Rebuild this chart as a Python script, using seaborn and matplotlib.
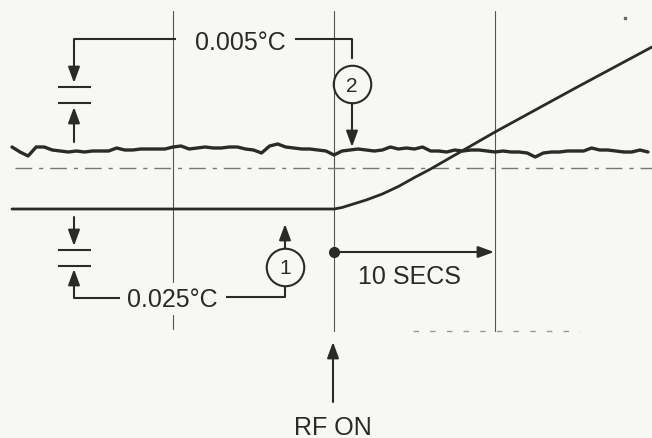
import numpy as np
import pandas as pd
import matplotlib.pyplot as plt
import seaborn as sns

# time relative to RF switch-on (s); chart paper runs ~16 px per second
t_noise = np.arange(-20, 20, 0.5)
# trace 2 (0.005 C scale), pen position
trace2 = [148, 153, 157, 148, 148, 151, 152, 153, 152, 153,
          152, 152, 152, 149, 151, 151, 150, 150, 150, 150,
          148, 147, 150, 149, 148, 149, 149, 148, 148, 150,
          151, 154, 147, 145, 148, 149, 150, 150, 151, 152,
          156, 152, 151, 150, 151, 152, 151, 148, 150, 149,
          150, 148, 152, 152, 153, 151, 152, 151, 151, 152,
          153, 152, 153, 153, 154, 158, 154, 153, 153, 152,
          152, 152, 149, 151, 151, 152, 153, 153, 151, 153]
# trace 1 (0.025 C scale): flat, then ramps after RF on
t_ramp = [-20, -10, 0, 0.5, 1, 2, 3, 4, 5, 6, 10, 15, 19.75]
trace1 = [210, 210, 210, 208.5, 206, 201, 195, 187.5, 178.5, 170, 133, 89, 48]
grid_t = [-10, 0, 10]

INK = "#2a2a2a"
BG = "#f7f8f4"


def X(px):
    # horizontal position on the sheet (pixels) -> seconds
    return (px - 334) / 16.1


sns.set_theme(style="white")
plt.rcParams["font.family"] = ["Liberation Sans", "DejaVu Sans"]

fig = plt.figure(figsize=(6.52, 4.39), dpi=100, facecolor=BG)
ax = fig.add_axes([0, 0, 1, 1], facecolor=BG)

# chart grid (the -10 s line is broken round the 0.025 C label)
ax.plot([grid_t[0]] * 2, [12, 283], color="#555", lw=0.8)
ax.plot([grid_t[0]] * 2, [316, 330], color="#555", lw=0.8)
for g in grid_t[1:]:
    ax.plot([g, g], [12, 332], color="#555", lw=0.8)
ax.plot([X(15), X(652)], [169, 169], color="#777", lw=1, ls=(0, (12, 5, 3, 5)))
ax.plot([X(413), X(580)], [332, 332], color="#999", lw=1, ls=(0, (4, 8)))
ax.plot(X(625), 19, "s", ms=1.5, color="#666")

df2 = pd.DataFrame({"t": t_noise, "y": trace2})
df1 = pd.DataFrame({"t": t_ramp, "y": trace1})
sns.lineplot(data=df2, x="t", y="y", ax=ax, color=INK, lw=2.4, estimator=None, sort=False)
sns.lineplot(data=df1, x="t", y="y", ax=ax, color=INK, lw=2.0, estimator=None, sort=False)
ax.set_xlim(X(0), X(652))
ax.set_ylim(439, 0)
ax.axis("off")

arw = dict(arrowstyle="-|>,head_length=0.6,head_width=0.22", color=INK, lw=1.5,
           shrinkA=0, shrinkB=0, mutation_scale=16)
fs = 18


def line(xs, ys, **kw):
    ax.plot([X(v) for v in xs], ys, color=INK, lw=1.5, solid_capstyle="butt", **kw)


def arrow(x0, y0, x1, y1):
    ax.annotate("", xy=(X(x1), y1), xytext=(X(x0), y0), arrowprops=arw)


# 0.005 C scale marker and label
line([74, 176], [40, 40])
line([295, 352, 352], [40, 40, 60])
arrow(74, 40, 74, 84)
line([58, 91], [88, 88])
line([58, 91], [104, 104])
arrow(74, 143, 74, 108)
ax.text(X(240), 43, "0.005°C", ha="center", va="center", fontsize=fs, color=INK)
ax.plot(X(352), 85, "o", ms=27, mfc="none", mec=INK, mew=1.5)
ax.text(X(352), 86, "2", ha="center", va="center", fontsize=fs - 3, color=INK)
arrow(352, 104, 352, 148)

# 0.025 C scale marker and label
arrow(74, 218, 74, 247)
line([58, 91], [251, 251])
line([58, 91], [267, 267])
arrow(74, 299, 74, 270)
line([74, 120], [299, 299])
ax.text(X(172), 300, "0.025°C", ha="center", va="center", fontsize=fs, color=INK)
line([226, 285, 285], [298, 298, 287])
ax.plot(X(285), 268, "o", ms=27, mfc="none", mec=INK, mew=1.5)
ax.text(X(285), 269, "1", ha="center", va="center", fontsize=fs - 3, color=INK)
arrow(285, 249, 285, 225)

# time scale
ax.plot(X(334), 253, "o", ms=7, color=INK)
arrow(334, 253, 494, 253)
ax.text(X(410), 277, "10 SECS", ha="center", va="center", fontsize=fs, color=INK)

# RF on marker
arrow(333, 403, 333, 343)
ax.text(X(333), 428, "RF ON", ha="center", va="center", fontsize=fs, color=INK)

fig.savefig("out.png", dpi=100, facecolor=BG)
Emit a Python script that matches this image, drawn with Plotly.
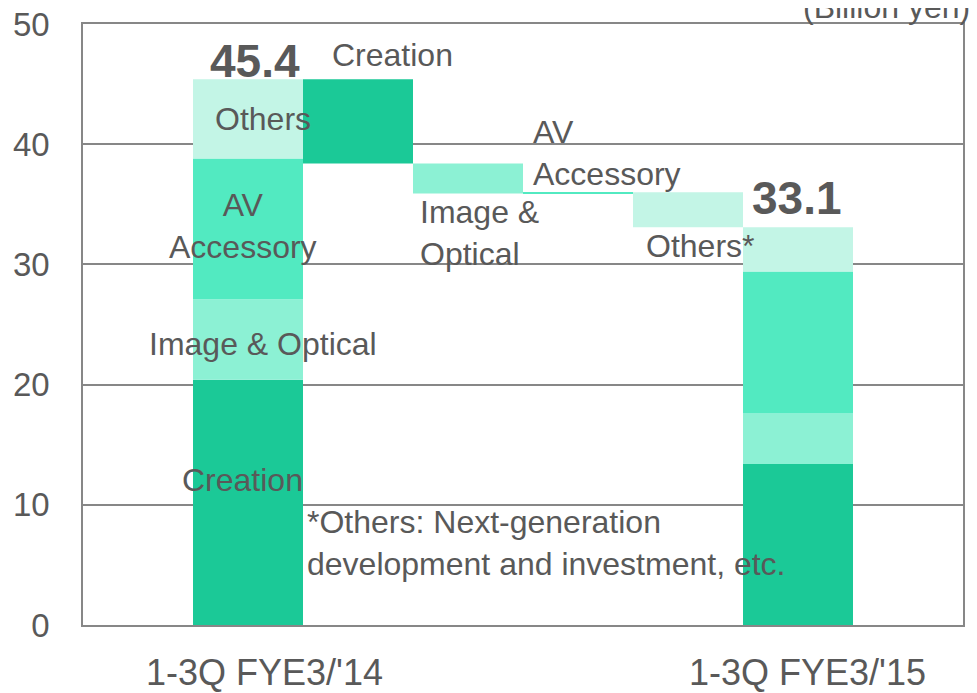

## Direction
Without the pictures, return all the records precisely as they stand.

## Solution to this problem
Rebuild this chart as a Python script, using seaborn and matplotlib.
import numpy as np
import pandas as pd
import matplotlib.pyplot as plt
import seaborn as sns

# time relative to RF switch-on (s); chart paper runs ~16 px per second
t_noise = np.arange(-20, 20, 0.5)
# trace 2 (0.005 C scale), pen position
trace2 = [148, 153, 157, 148, 148, 151, 152, 153, 152, 153,
          152, 152, 152, 149, 151, 151, 150, 150, 150, 150,
          148, 147, 150, 149, 148, 149, 149, 148, 148, 150,
          151, 154, 147, 145, 148, 149, 150, 150, 151, 152,
          156, 152, 151, 150, 151, 152, 151, 148, 150, 149,
          150, 148, 152, 152, 153, 151, 152, 151, 151, 152,
          153, 152, 153, 153, 154, 158, 154, 153, 153, 152,
          152, 152, 149, 151, 151, 152, 153, 153, 151, 153]
# trace 1 (0.025 C scale): flat, then ramps after RF on
t_ramp = [-20, -10, 0, 0.5, 1, 2, 3, 4, 5, 6, 10, 15, 19.75]
trace1 = [210, 210, 210, 208.5, 206, 201, 195, 187.5, 178.5, 170, 133, 89, 48]
grid_t = [-10, 0, 10]

INK = "#2a2a2a"
BG = "#f7f8f4"


def X(px):
    # horizontal position on the sheet (pixels) -> seconds
    return (px - 334) / 16.1


sns.set_theme(style="white")
plt.rcParams["font.family"] = ["Liberation Sans", "DejaVu Sans"]

fig = plt.figure(figsize=(6.52, 4.39), dpi=100, facecolor=BG)
ax = fig.add_axes([0, 0, 1, 1], facecolor=BG)

# chart grid (the -10 s line is broken round the 0.025 C label)
ax.plot([grid_t[0]] * 2, [12, 283], color="#555", lw=0.8)
ax.plot([grid_t[0]] * 2, [316, 330], color="#555", lw=0.8)
for g in grid_t[1:]:
    ax.plot([g, g], [12, 332], color="#555", lw=0.8)
ax.plot([X(15), X(652)], [169, 169], color="#777", lw=1, ls=(0, (12, 5, 3, 5)))
ax.plot([X(413), X(580)], [332, 332], color="#999", lw=1, ls=(0, (4, 8)))
ax.plot(X(625), 19, "s", ms=1.5, color="#666")

df2 = pd.DataFrame({"t": t_noise, "y": trace2})
df1 = pd.DataFrame({"t": t_ramp, "y": trace1})
sns.lineplot(data=df2, x="t", y="y", ax=ax, color=INK, lw=2.4, estimator=None, sort=False)
sns.lineplot(data=df1, x="t", y="y", ax=ax, color=INK, lw=2.0, estimator=None, sort=False)
ax.set_xlim(X(0), X(652))
ax.set_ylim(439, 0)
ax.axis("off")

arw = dict(arrowstyle="-|>,head_length=0.6,head_width=0.22", color=INK, lw=1.5,
           shrinkA=0, shrinkB=0, mutation_scale=16)
fs = 18


def line(xs, ys, **kw):
    ax.plot([X(v) for v in xs], ys, color=INK, lw=1.5, solid_capstyle="butt", **kw)


def arrow(x0, y0, x1, y1):
    ax.annotate("", xy=(X(x1), y1), xytext=(X(x0), y0), arrowprops=arw)


# 0.005 C scale marker and label
line([74, 176], [40, 40])
line([295, 352, 352], [40, 40, 60])
arrow(74, 40, 74, 84)
line([58, 91], [88, 88])
line([58, 91], [104, 104])
arrow(74, 143, 74, 108)
ax.text(X(240), 43, "0.005°C", ha="center", va="center", fontsize=fs, color=INK)
ax.plot(X(352), 85, "o", ms=27, mfc="none", mec=INK, mew=1.5)
ax.text(X(352), 86, "2", ha="center", va="center", fontsize=fs - 3, color=INK)
arrow(352, 104, 352, 148)

# 0.025 C scale marker and label
arrow(74, 218, 74, 247)
line([58, 91], [251, 251])
line([58, 91], [267, 267])
arrow(74, 299, 74, 270)
line([74, 120], [299, 299])
ax.text(X(172), 300, "0.025°C", ha="center", va="center", fontsize=fs, color=INK)
line([226, 285, 285], [298, 298, 287])
ax.plot(X(285), 268, "o", ms=27, mfc="none", mec=INK, mew=1.5)
ax.text(X(285), 269, "1", ha="center", va="center", fontsize=fs - 3, color=INK)
arrow(285, 249, 285, 225)

# time scale
ax.plot(X(334), 253, "o", ms=7, color=INK)
arrow(334, 253, 494, 253)
ax.text(X(410), 277, "10 SECS", ha="center", va="center", fontsize=fs, color=INK)

# RF on marker
arrow(333, 403, 333, 343)
ax.text(X(333), 428, "RF ON", ha="center", va="center", fontsize=fs, color=INK)

fig.savefig("out.png", dpi=100, facecolor=BG)
Emit a Python script that matches this image, drawn with Plotly.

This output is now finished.